Conor in the NY Museum of Modern Art, February 2017
One of the more curious things about understanding empathy is the desire for many researchers, or just general commentators, to apply the ’empathy’ label to actions, or even desires and thoughts, without context.
I’ll start out by saying that it can be done — but it’s perilous, and difficult to do correctly. The reason is that empathy is even at its most basic a dynamic between two people. Take mirroring behavior — it takes two to mirror. One to yawn, and the other to, well, yawn.
Event the most basic of acts that might be recommended in the job arena need some level of consideration. Take a straightforward behavior like learning names.
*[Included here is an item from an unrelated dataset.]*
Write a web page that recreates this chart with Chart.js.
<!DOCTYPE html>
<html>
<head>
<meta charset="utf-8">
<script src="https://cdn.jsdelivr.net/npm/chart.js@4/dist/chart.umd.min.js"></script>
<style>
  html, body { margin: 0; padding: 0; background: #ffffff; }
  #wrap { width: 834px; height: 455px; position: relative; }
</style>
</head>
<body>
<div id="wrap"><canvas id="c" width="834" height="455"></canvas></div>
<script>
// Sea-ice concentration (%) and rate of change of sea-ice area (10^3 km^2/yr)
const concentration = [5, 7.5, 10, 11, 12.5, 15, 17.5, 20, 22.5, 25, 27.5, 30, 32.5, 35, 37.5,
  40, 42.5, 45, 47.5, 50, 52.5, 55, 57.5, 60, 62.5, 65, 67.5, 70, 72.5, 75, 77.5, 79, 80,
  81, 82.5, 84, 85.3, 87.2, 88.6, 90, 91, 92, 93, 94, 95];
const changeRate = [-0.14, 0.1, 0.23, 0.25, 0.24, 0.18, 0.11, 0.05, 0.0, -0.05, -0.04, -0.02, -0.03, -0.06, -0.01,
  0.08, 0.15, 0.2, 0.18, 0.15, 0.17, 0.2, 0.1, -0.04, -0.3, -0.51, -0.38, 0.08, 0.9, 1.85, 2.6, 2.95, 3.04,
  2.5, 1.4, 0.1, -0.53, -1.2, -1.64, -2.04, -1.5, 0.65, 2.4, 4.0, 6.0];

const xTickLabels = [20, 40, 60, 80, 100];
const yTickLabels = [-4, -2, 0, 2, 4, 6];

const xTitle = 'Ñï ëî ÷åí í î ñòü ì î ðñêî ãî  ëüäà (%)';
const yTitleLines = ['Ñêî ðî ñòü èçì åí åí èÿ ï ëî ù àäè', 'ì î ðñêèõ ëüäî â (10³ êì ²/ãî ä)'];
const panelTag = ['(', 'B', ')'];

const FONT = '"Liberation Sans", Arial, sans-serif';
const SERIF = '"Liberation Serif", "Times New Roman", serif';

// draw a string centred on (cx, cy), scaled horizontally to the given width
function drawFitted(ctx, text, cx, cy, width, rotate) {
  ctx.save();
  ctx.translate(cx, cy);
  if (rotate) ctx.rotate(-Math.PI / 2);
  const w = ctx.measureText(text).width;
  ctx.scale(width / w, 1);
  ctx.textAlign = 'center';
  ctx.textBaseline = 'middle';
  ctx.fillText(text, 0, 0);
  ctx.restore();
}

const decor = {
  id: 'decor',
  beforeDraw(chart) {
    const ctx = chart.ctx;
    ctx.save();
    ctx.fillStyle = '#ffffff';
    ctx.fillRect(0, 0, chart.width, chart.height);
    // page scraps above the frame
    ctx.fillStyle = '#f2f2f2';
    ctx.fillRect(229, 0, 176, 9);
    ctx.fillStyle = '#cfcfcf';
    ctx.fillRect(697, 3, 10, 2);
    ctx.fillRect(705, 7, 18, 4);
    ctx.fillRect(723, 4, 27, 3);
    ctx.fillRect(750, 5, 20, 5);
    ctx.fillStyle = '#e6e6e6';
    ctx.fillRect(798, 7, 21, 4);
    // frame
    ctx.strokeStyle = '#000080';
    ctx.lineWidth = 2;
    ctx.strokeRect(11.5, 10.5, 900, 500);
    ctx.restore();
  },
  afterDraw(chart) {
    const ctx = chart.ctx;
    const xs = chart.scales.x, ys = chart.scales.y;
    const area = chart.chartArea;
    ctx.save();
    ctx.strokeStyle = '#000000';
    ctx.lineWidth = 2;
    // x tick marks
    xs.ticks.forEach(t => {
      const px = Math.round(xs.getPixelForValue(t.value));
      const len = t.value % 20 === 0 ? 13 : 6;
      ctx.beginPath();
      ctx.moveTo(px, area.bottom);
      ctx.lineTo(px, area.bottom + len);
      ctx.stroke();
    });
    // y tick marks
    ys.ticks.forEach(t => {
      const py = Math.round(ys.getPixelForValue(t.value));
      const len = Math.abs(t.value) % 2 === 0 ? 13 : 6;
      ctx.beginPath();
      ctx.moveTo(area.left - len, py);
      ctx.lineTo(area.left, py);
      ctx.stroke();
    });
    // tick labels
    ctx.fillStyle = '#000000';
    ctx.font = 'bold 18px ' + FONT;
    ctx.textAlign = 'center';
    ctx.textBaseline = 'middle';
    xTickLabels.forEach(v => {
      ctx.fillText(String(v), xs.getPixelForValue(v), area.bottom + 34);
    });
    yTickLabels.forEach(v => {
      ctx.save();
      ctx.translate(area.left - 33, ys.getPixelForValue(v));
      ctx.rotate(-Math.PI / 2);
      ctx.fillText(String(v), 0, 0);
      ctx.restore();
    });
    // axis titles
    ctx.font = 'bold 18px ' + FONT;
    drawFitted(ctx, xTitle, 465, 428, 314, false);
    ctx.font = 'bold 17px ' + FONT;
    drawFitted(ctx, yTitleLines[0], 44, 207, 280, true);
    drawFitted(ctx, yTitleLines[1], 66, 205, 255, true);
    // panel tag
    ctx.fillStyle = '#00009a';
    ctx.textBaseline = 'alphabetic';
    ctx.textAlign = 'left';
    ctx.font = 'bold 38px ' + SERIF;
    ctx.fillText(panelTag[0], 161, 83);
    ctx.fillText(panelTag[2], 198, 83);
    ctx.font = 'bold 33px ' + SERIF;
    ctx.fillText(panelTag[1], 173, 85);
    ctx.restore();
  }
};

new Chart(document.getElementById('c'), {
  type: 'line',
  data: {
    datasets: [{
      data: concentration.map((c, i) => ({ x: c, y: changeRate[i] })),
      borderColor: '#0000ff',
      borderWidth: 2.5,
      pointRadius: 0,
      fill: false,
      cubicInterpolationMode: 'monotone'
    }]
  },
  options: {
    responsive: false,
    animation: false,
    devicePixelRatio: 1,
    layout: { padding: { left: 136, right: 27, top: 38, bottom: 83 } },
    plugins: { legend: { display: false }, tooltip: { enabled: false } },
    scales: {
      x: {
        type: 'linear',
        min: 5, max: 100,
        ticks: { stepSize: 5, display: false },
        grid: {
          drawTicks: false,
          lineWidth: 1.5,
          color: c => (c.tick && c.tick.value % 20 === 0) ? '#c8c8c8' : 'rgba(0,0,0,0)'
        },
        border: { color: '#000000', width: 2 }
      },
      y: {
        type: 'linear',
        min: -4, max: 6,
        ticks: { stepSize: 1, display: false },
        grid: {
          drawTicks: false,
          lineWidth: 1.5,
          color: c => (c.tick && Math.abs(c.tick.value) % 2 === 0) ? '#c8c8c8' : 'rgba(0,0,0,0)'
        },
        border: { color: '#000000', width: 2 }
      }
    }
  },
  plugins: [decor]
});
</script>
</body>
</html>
For me, as a long-time teacher, and a teacher mentor, I recommend to all my young faculty members to learn as many of the students’ names as they can in the classroom. The reasons break out along pretty straightforward lines, as you might assume.
- Performance-based thinking/v-Meme — knowing each student’s name allows me to focus in on helping each student improve, through establishing a direct mentor-student link.
- Communitarian-based thinking/v-Meme — knowing each student’s name, and using it in the context of classroom discussions.
- Global Systemic thinking/v-Meme — knowing all the students’ names allows for optimal group formation, along with figuring out how the slackers are and distributing them.
And so on. Right? OK, now if I had to just guess the v-Meme that most readers of this blog would assign to this behavior, it would likely be ‘Communitarian’. And I’d also likely assume that most of you would consider it a good example of empathetic behavior. How can you establish a connection with someone if you don’t know who they are?
But what if you were a relational disruptor? What about these interpretations?
- Authoritarian — knowing each students’ name gives you an opportunity to be invasive with personal boundaries — if a given student screws up, or attempts to collaborate with another student, you can call them out. They can run, but they can’t hide.
- Legalistic/Absolutistic — knowing each student’s name allows you to map each one into a seat for predetermined performance. We want the A students up front, the B students in the middle, and the C students toward the back, since we already know who’s going to do well in the class anyway.
Context and dynamic matter. I’d be willing to bet that professors that know students’ names are more empathetic. But it would be an interesting quick survey to understand the operative reasons.